Comment by TeMPOraL

4 years ago

Yup, 6 months is a write-off. I'm guessing you had the luck of joining a new project, or a company doing very small projects very fast. I personally only know one developer who seems to be able to onboard himself in a week or two, and that's in frontend webdev.

In my experience, even if all the bureaucracy and ops goes smoothly, any kind of reasonably sized existing project will take weeks to months before one can reach anything approaching full capacity. Learning the structure of the codebase, abstractions used, testing and deployment pipelines, the who's who, protocols for dealing with issues and customers, etc. takes a lot of time, and often can't easily be batched (i.e. you won't learn as much as you need even if you read the codebase end-to-end, you'll also be learning as you do your first tasks).

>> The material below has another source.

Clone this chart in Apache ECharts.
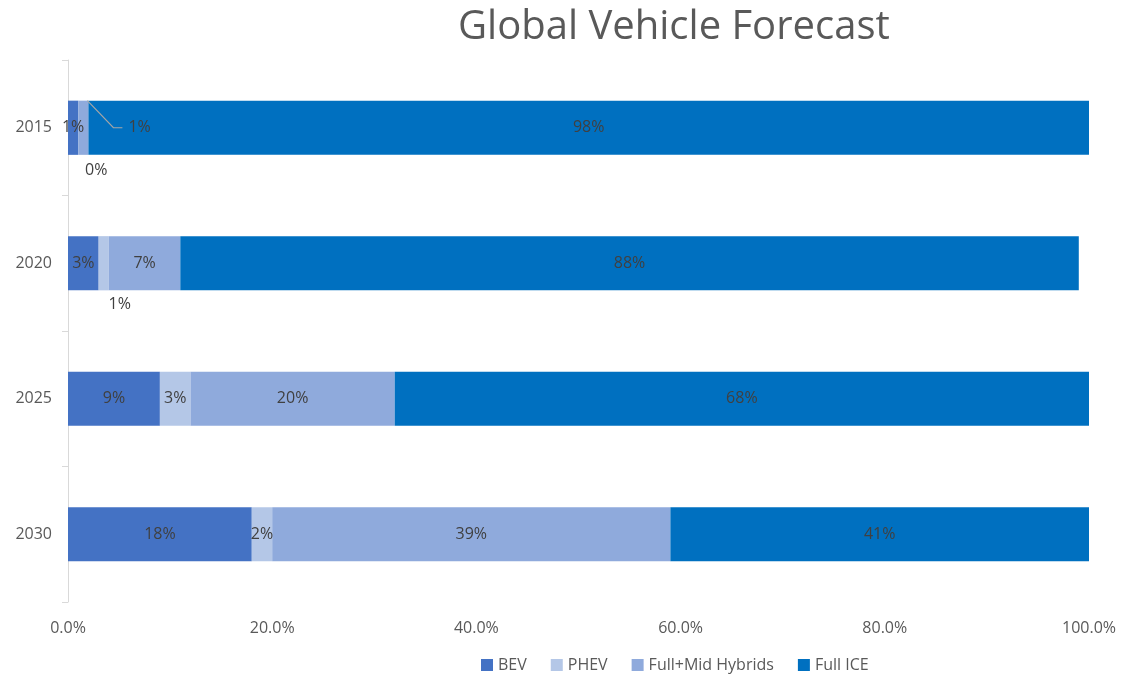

I had one experience with one-day-to-full-speed onboarding in the past. That was when I was briefly borrowed to a kind of bottom-feeder software house, whose job was to take garbage projects that were outsourced to way too cheap and unskilled labor, and beating them into something mostly working. At that job, once I got necessary accounts provisioned, it was just one unending stream of pushing items on a Kanban board at high velocity. You didn't have to own anything or care about anything, just do the fastest possible change that brings some aspect of a project up to customer's spec. Ain't particularly proud of that one (though I didn't have much of a choice here, their boss was a friend of my boss and needed a favor). Ain't something I'd even consider a proper software job.

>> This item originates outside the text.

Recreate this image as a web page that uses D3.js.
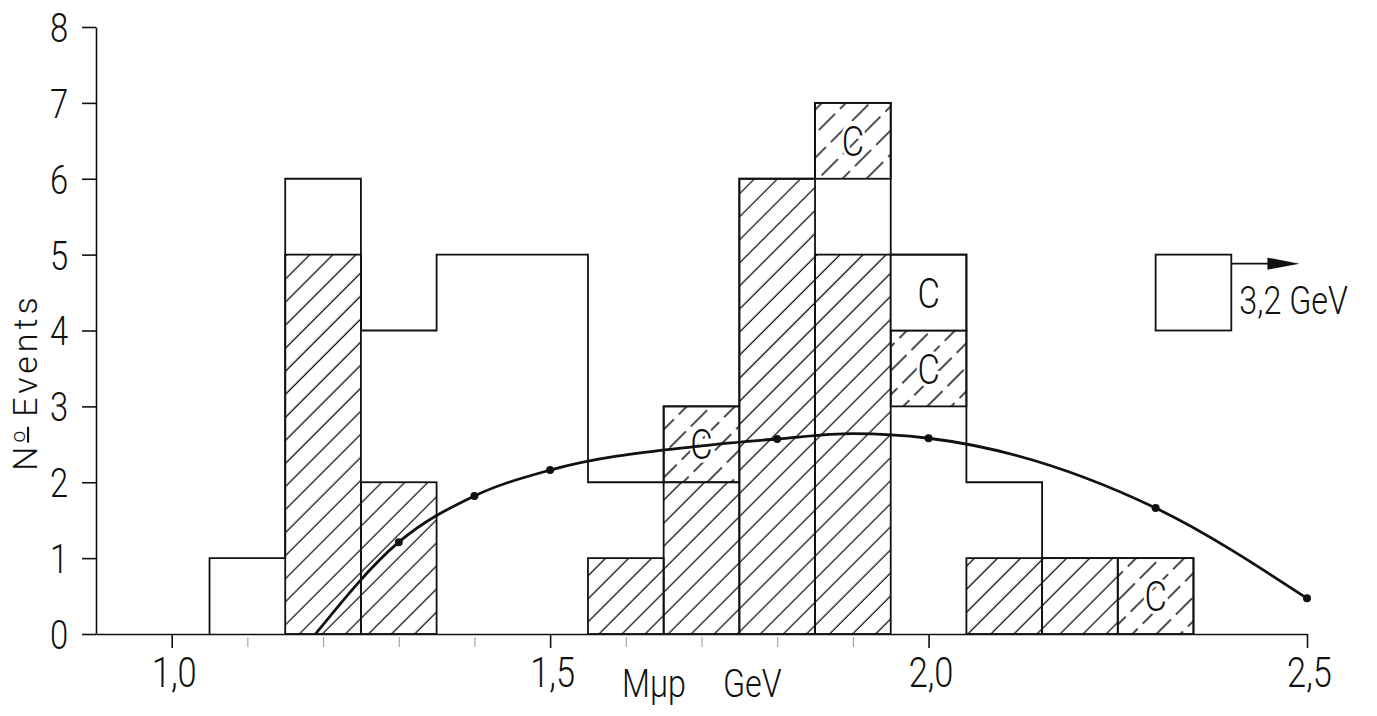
<!DOCTYPE html>
<meta charset="utf-8">
<head>
<script src="https://d3js.org/d3.v7.min.js"></script>
<style>
body { margin: 0; background: #fff; }
text { font-family: Roboto, "DejaVu Sans", sans-serif; font-weight: 300; fill: #111; }
.cond { transform-box: fill-box; transform-origin: center; transform: scaleX(0.82); }
.condl { transform-box: fill-box; transform-origin: left center; transform: scaleX(0.85); }
</style>
</head>
<body>
<svg id="chart"></svg>
<script>
// histogram bins (0.1 GeV wide), counts per layer, stacked bottom -> top
var binCenters = [1.1, 1.2, 1.3, 1.4, 1.5, 1.6, 1.7, 1.8, 1.9, 2.0, 2.1, 2.2, 2.3];
var hatched  = [0, 5, 2, 0, 0, 1, 2, 6, 5, 0, 1, 1, 0];
var open     = [1, 1, 2, 5, 5, 1, 0, 0, 1, 3, 1, 0, 0];
var hatchedC = [0, 0, 0, 0, 0, 0, 1, 0, 1, 1, 0, 0, 1];
var openC    = [0, 0, 0, 0, 0, 0, 0, 0, 0, 1, 0, 0, 0];

// smooth curve
var curveX = [1.19, 1.3, 1.4, 1.5, 1.7, 1.8, 1.9, 2.0, 2.3, 2.5];
var curveY = [0, 1.21, 1.82, 2.16, 2.48, 2.57, 2.64, 2.58, 1.66, 0.47];
var markedX = [1.3, 1.4, 1.5, 1.8, 2.0, 2.3, 2.5];

// overflow event
var overflowBin = [2.30, 2.40];
var overflowCounts = [4, 5];
var overflowArrowEnd = 2.49;
var overflowLabel = "3,2 GeV";

var xTicks = [1.0, 1.5, 2.0, 2.5];
var xMinorTicks = [1.1, 1.2, 1.3, 1.4, 1.6, 1.7, 1.8, 1.9];
var yTicks = [0, 1, 2, 3, 4, 5, 6, 7, 8];
var xTitle = ["M\u03bcp", "GeV"];
var yTitle = ["N", "o", "Events"];

var binWidth = 0.1;
var width = 1377, height = 716;
var svg = d3.select("#chart").attr("width", width).attr("height", height);

var x = d3.scaleLinear().domain([0.9, 2.5]).range([96, 1307]);
var y = d3.scaleLinear().domain([0, 8]).range([634, 27]);

var defs = svg.append("defs");
var hatch = defs.append("pattern").attr("id", "hatch")
    .attr("patternUnits", "userSpaceOnUse").attr("width", 16.3).attr("height", 16.3)
    .attr("patternTransform", "rotate(45)");
hatch.append("line").attr("x1", 8).attr("x2", 8).attr("y1", 0).attr("y2", 16.3)
    .attr("stroke", "#111").attr("stroke-width", 1.3);
var hatchC = defs.append("pattern").attr("id", "hatchC")
    .attr("patternUnits", "userSpaceOnUse").attr("width", 17).attr("height", 30)
    .attr("patternTransform", "rotate(45)");
hatchC.append("line").attr("x1", 8).attr("x2", 8).attr("y1", 0).attr("y2", 23)
    .attr("stroke", "#111").attr("stroke-width", 1.5);

var table = binCenters.map(function(c, i) {
    return {c: c, hatched: hatched[i], open: open[i], hatchedC: hatchedC[i], openC: openC[i]};
});
var keys = ["hatched", "open", "hatchedC", "openC"];
var stacked = d3.stack().keys(keys)(table);

var fills = {hatched: "url(#hatch)", open: "none", hatchedC: "url(#hatchC)", openC: "#fff"};
var strokes = {hatched: "#111", open: "none", hatchedC: "#111", openC: "#111"};

var bars = svg.append("g");
stacked.forEach(function(s) {
    bars.selectAll(null)
      .data(s.filter(function(d) { return d[1] > d[0]; }))
      .enter().append("rect")
      .attr("x", function(d) { return x(d.data.c - binWidth / 2); })
      .attr("width", function(d) { return x(d.data.c + binWidth / 2) - x(d.data.c - binWidth / 2); })
      .attr("y", function(d) { return y(d[1]); })
      .attr("height", function(d) { return y(d[0]) - y(d[1]); })
      .attr("fill", fills[s.key])
      .attr("stroke", strokes[s.key])
      .attr("stroke-width", 1.8);
});

// outer envelope of the histogram
var env = [[binCenters[0] - binWidth / 2, 0]];
table.forEach(function(d) {
    var t = d.hatched + d.open + d.hatchedC + d.openC;
    env.push([d.c - binWidth / 2, t]);
    env.push([d.c + binWidth / 2, t]);
});
env.push([binCenters[binCenters.length - 1] + binWidth / 2, 0]);
svg.append("path")
    .attr("d", d3.line().x(function(d) { return x(d[0]); }).y(function(d) { return y(d[1]); })(env))
    .attr("fill", "none").attr("stroke", "#111").attr("stroke-width", 1.8);

// C labels
["hatchedC", "openC"].forEach(function(k) {
    var s = stacked[keys.indexOf(k)];
    svg.selectAll(null)
      .data(s.filter(function(d) { return d[1] > d[0]; }))
      .enter().append("text")
      .attr("class", "cond")
      .attr("x", function(d) { return x(d.data.c); })
      .attr("y", function(d) { return y((d[0] + d[1]) / 2); })
      .attr("dy", "0.36em")
      .attr("text-anchor", "middle")
      .attr("font-size", 42)
      .style("paint-order", "stroke")
      .attr("stroke", "#fff").attr("stroke-width", 7)
      .text("C");
});

// overflow box + arrow
svg.append("rect")
    .attr("x", x(overflowBin[0])).attr("width", x(overflowBin[1]) - x(overflowBin[0]))
    .attr("y", y(overflowCounts[1])).attr("height", y(overflowCounts[0]) - y(overflowCounts[1]))
    .attr("fill", "none").attr("stroke", "#111").attr("stroke-width", 1.8);
var ay = y(overflowCounts[1]) + 9;
svg.append("line")
    .attr("x1", x(overflowBin[1])).attr("x2", x(overflowArrowEnd) - 28)
    .attr("y1", ay).attr("y2", ay).attr("stroke", "#111").attr("stroke-width", 1.6);
svg.append("path")
    .attr("d", "M" + (x(overflowArrowEnd) - 32) + "," + (ay - 6) + "L" + x(overflowArrowEnd) + "," + ay +
               "L" + (x(overflowArrowEnd) - 32) + "," + (ay + 6) + "Z")
    .attr("fill", "#111");
svg.append("text").attr("class", "condl")
    .attr("x", x(overflowBin[1]) + 8).attr("y", y(overflowCounts[0]) - 16)
    .attr("font-size", 38).text(overflowLabel);

// curve
var pts = curveX.map(function(v, i) { return [v, curveY[i]]; });
svg.append("path")
    .attr("d", d3.line().curve(d3.curveMonotoneX)
        .x(function(d) { return x(d[0]); }).y(function(d) { return y(d[1]); })(pts))
    .attr("fill", "none").attr("stroke", "#111").attr("stroke-width", 2.8);
svg.selectAll(null)
    .data(pts.filter(function(d) { return markedX.indexOf(d[0]) >= 0; }))
    .enter().append("circle")
    .attr("cx", function(d) { return x(d[0]); })
    .attr("cy", function(d) { return y(d[1]); })
    .attr("r", 4).attr("fill", "#111");

// axes
var gx = svg.append("g").attr("transform", "translate(0," + y(0) + ")")
    .call(d3.axisBottom(x).tickValues(xTicks).tickSize(14).tickSizeOuter(0)
        .tickFormat(function(d) { return d.toFixed(1).replace(".", ","); }));
gx.select(".domain").attr("stroke", "#111").attr("stroke-width", 1.6);
gx.selectAll(".tick line").attr("stroke", "#111").attr("stroke-width", 1.6);
gx.selectAll("text").attr("class", "cond").attr("y", 53).attr("dy", 0).attr("x", 2)
    .attr("font-size", 42).attr("font-family", null).attr("fill", "#111");

var gm = svg.append("g").attr("transform", "translate(0," + (y(0) + 3) + ")")
    .call(d3.axisBottom(x).tickValues(xMinorTicks).tickSize(10).tickFormat(""));
gm.select(".domain").remove();
gm.selectAll(".tick line").attr("stroke", "#999").attr("stroke-width", 1);

var gy = svg.append("g").attr("transform", "translate(" + x(0.9) + ",0)")
    .call(d3.axisLeft(y).tickValues(yTicks).tickSize(14).tickSizeOuter(0));
gy.select(".domain").attr("stroke", "#111").attr("stroke-width", 1.6);
gy.selectAll(".tick line").attr("stroke", "#111").attr("stroke-width", 1.6);
gy.selectAll("text").attr("class", "cond").attr("x", -37).attr("text-anchor", "middle")
    .attr("dy", "0.36em").attr("font-size", 40).attr("font-family", null).attr("fill", "#111");

// titles
svg.append("text").attr("class", "condl").attr("x", 622).attr("y", 697)
    .attr("font-size", 38).text(xTitle[0]);
svg.append("text").attr("class", "condl").attr("x", 723).attr("y", 697)
    .attr("font-size", 38).text(xTitle[1]);
var yt = svg.append("text")
    .attr("transform", "translate(37,382) rotate(-90)")
    .attr("text-anchor", "middle").attr("font-size", 34)
    .style("letter-spacing", "4px");
yt.append("tspan").text(yTitle[0]);
yt.append("tspan").attr("dy", -12).attr("font-size", 21)
    .style("text-decoration", "underline").text(yTitle[1]);
yt.append("tspan").attr("dy", 12).attr("dx", 10).text(yTitle[2]);
</script>
</body>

> Yup, 6 months is a write-off ... any kind of reasonably sized existing project will take weeks to months before one can reach anything approaching full capacity

I won't speak for the GP, but I think you and I have differing definitions of "write-off". I don't consider all time spent below full capacity to be a write-off because, to me, "write-off" means "net unproductive". I believe someone should hit net productive well before it hits full capacity.